Tittle, J.1, Niehaus, J.1, Druce, J.1, Harradon, M.1, Roth, E.2, and Voshell, M.1
14th International Naturalistic Decision Making Conference, San Francisco, CA (June 2019)
Designing effective explainable artificial intelligence (XAI) systems represents a fundamental challenge for trusted and cooperative human machine collaboration. In this paper we describe the development and evaluation of an explanation interface that addresses some of these new XAI design challenges. Our team developed an interface design approach for XAI that employs a causal model to describe the output of a machine learning (ML) classifier so that humans can understand, trust, and correctly interpret the AI system output on a visual pedestrian detection task.
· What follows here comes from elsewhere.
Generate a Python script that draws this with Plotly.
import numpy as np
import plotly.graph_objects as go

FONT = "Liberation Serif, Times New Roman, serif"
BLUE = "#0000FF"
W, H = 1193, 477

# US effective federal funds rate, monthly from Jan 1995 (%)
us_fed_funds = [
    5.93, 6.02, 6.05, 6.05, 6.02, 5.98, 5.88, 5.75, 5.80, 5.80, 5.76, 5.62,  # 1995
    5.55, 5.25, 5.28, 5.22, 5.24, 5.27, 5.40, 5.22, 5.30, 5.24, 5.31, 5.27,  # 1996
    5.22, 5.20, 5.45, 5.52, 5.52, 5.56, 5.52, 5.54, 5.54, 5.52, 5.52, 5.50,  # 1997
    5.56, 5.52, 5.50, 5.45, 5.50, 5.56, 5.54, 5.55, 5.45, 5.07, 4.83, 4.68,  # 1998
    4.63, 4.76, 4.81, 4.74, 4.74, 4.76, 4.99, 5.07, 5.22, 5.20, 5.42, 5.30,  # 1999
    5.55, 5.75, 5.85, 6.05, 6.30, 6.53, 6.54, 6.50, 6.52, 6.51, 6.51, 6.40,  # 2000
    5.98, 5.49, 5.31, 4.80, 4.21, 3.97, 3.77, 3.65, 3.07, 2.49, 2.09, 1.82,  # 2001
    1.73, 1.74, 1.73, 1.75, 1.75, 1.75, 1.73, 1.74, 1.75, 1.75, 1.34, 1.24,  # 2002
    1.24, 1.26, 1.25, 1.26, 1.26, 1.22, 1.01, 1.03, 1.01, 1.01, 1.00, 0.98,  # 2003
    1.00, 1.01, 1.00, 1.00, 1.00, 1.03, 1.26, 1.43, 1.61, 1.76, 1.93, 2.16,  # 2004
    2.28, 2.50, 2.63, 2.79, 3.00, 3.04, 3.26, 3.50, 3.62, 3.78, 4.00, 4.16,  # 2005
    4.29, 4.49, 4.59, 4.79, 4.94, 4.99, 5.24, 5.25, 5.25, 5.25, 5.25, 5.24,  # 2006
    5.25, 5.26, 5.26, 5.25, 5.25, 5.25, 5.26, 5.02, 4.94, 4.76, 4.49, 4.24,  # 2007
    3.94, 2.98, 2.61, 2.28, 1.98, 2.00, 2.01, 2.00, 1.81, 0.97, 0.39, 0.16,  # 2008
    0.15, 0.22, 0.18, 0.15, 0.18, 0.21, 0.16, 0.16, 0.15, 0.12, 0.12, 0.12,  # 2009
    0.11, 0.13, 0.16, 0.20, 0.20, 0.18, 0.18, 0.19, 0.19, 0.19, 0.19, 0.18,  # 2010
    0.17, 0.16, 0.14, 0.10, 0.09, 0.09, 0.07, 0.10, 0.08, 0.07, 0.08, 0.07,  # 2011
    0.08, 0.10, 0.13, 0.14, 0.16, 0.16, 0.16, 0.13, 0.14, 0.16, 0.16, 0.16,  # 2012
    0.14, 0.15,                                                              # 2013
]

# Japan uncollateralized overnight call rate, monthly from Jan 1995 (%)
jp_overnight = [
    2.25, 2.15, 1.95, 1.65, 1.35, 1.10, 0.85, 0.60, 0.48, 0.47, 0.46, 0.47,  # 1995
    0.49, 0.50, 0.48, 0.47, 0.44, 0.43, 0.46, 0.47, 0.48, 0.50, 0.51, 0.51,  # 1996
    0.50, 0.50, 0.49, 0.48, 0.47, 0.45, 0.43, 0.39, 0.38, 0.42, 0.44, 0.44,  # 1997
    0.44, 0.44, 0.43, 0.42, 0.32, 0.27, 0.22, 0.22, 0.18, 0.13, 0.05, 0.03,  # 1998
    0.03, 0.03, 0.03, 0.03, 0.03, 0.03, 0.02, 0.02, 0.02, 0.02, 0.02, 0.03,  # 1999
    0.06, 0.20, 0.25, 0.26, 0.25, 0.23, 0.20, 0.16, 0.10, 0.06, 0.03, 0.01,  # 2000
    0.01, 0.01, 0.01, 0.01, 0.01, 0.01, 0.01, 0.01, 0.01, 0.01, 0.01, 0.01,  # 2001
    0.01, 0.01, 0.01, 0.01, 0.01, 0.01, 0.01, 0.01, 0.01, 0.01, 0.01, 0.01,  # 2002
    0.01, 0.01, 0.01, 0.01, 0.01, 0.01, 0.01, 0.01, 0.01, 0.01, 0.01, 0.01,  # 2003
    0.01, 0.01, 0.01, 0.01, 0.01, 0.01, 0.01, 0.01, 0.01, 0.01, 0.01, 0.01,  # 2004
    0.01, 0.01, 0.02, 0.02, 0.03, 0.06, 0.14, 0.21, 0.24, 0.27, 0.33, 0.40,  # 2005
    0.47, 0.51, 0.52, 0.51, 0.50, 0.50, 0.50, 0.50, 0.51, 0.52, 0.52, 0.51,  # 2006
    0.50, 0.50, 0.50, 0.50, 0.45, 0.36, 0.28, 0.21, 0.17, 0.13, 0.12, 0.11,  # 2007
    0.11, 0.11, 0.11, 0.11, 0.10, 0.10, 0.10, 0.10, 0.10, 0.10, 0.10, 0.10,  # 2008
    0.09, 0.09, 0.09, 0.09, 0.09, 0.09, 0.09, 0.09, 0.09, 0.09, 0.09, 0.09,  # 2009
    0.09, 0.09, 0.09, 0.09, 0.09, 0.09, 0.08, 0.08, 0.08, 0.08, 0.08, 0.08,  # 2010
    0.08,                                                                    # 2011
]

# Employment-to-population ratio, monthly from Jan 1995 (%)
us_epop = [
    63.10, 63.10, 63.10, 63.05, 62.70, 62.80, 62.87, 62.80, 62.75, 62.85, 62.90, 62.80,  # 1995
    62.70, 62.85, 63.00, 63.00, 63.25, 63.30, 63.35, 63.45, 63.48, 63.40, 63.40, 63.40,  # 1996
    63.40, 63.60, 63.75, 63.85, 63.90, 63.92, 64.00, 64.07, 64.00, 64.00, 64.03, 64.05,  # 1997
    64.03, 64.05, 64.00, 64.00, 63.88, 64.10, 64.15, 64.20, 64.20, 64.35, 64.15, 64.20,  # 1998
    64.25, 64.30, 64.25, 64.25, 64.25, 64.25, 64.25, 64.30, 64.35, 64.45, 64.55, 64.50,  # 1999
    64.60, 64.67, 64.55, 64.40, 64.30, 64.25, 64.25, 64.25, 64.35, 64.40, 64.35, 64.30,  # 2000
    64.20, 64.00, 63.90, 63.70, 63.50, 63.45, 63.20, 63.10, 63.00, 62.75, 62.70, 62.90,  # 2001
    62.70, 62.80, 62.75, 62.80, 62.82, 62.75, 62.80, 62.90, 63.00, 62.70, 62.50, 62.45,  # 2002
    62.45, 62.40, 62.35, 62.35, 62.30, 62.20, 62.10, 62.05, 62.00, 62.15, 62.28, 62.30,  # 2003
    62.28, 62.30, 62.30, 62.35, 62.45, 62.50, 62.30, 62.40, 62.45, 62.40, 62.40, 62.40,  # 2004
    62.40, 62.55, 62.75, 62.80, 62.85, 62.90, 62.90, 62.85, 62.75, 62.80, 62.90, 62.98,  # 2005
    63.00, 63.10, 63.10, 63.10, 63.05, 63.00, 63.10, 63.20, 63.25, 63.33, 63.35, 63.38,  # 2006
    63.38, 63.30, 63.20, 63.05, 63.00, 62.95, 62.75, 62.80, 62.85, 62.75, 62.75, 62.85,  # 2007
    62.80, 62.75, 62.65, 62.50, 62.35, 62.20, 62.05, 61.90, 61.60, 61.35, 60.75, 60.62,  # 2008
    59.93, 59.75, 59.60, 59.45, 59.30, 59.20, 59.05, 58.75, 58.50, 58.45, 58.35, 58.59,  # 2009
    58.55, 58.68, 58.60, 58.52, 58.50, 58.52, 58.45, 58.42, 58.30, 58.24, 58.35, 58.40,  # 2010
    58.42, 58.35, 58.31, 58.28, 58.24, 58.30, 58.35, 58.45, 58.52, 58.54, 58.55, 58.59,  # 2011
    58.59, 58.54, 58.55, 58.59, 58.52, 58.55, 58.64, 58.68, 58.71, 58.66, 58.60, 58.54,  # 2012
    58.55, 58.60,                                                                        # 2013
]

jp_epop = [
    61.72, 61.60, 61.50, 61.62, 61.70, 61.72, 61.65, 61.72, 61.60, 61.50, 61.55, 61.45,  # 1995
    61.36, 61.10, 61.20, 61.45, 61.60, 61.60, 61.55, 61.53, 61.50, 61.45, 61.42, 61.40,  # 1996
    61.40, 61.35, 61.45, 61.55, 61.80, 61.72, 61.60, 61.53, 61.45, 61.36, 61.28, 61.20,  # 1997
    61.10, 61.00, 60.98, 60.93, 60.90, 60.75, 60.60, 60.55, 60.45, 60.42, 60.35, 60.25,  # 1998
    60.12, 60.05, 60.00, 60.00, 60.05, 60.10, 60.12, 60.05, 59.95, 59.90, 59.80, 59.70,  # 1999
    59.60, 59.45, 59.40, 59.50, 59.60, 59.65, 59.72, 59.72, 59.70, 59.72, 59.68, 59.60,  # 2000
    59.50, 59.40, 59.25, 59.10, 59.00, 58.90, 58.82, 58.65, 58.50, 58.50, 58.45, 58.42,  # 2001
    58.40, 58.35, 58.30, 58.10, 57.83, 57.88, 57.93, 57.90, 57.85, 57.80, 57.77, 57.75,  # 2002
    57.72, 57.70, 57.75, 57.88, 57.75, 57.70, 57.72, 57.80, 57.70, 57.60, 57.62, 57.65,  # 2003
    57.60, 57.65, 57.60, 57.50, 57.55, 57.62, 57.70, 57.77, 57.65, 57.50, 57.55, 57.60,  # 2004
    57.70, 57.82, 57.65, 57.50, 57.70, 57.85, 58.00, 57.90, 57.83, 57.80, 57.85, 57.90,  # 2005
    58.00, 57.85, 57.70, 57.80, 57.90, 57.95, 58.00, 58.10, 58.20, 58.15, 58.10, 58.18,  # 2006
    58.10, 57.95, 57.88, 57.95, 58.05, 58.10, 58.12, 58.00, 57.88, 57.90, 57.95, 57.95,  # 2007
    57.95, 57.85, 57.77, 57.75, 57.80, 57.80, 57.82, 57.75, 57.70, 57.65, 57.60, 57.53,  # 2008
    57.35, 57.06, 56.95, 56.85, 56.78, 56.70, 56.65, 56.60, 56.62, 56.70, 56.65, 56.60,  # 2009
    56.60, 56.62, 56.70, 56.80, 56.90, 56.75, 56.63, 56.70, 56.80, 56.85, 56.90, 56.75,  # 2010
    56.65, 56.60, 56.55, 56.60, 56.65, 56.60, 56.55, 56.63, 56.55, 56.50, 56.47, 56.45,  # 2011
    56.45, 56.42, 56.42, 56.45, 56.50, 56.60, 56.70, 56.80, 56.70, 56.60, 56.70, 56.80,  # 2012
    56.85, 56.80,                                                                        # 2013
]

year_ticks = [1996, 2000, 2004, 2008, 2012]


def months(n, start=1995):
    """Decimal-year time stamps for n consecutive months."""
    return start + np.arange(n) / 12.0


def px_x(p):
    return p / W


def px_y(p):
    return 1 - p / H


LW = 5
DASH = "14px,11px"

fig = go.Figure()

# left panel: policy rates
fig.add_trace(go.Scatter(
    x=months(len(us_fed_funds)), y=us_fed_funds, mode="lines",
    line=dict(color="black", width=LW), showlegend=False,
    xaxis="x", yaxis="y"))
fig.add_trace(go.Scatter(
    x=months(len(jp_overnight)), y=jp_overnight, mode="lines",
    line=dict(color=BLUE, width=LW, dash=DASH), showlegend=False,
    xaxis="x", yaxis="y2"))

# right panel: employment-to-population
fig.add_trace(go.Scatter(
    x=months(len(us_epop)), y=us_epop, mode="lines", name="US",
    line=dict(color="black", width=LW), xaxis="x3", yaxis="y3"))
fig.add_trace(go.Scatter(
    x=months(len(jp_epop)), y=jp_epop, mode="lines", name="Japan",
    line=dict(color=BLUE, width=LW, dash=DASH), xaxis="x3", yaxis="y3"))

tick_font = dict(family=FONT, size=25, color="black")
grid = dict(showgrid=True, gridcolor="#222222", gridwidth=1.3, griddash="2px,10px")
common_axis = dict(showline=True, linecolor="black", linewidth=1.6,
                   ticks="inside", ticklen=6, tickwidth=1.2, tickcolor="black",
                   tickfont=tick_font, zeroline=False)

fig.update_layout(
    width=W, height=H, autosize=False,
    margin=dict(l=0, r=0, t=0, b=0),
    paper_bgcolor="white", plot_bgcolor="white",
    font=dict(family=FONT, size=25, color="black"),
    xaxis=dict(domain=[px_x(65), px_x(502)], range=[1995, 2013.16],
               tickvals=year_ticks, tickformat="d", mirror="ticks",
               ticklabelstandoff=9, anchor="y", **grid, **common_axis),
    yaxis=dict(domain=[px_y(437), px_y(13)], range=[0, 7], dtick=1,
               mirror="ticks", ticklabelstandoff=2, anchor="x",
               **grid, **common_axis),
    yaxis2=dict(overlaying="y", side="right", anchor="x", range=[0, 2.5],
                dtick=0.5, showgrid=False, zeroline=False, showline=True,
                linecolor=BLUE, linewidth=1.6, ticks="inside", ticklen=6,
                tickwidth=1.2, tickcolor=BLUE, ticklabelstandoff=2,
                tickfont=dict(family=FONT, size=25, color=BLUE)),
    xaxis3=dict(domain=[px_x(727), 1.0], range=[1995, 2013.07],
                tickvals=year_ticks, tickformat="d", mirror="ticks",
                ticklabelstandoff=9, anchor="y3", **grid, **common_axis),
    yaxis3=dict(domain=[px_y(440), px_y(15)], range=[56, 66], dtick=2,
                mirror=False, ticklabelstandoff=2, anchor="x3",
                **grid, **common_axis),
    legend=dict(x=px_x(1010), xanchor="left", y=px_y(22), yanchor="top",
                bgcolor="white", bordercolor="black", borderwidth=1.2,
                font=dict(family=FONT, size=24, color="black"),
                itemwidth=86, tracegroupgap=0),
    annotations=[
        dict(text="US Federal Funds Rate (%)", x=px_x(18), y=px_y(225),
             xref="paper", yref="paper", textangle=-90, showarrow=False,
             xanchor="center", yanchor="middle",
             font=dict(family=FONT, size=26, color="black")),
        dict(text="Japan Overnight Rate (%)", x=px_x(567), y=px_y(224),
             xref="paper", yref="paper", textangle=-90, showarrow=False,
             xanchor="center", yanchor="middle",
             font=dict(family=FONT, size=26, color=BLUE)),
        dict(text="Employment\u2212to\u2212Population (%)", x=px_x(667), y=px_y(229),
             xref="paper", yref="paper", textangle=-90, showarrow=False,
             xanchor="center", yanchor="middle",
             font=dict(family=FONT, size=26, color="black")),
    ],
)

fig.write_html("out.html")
This Causal Models to Explain Learning (CAMEL) approach incorporates a narrative based interface, including multiple representations, to present explanations of different ML techniques. The results from a user study conducted with 22 participants performing a pedestrian classification task showed that the CAMEL explanation interface to the ML system lead to enhanced user trust, and system acceptance, but not improved user system prediction accuracy. These results suggest that our approach to combining causal models with a narrative based interface has the potential to make powerful but opaque machine learning techniques more accessible to a human user of the system, but further work is needed to adequately assess underlying user mental models of the explained system.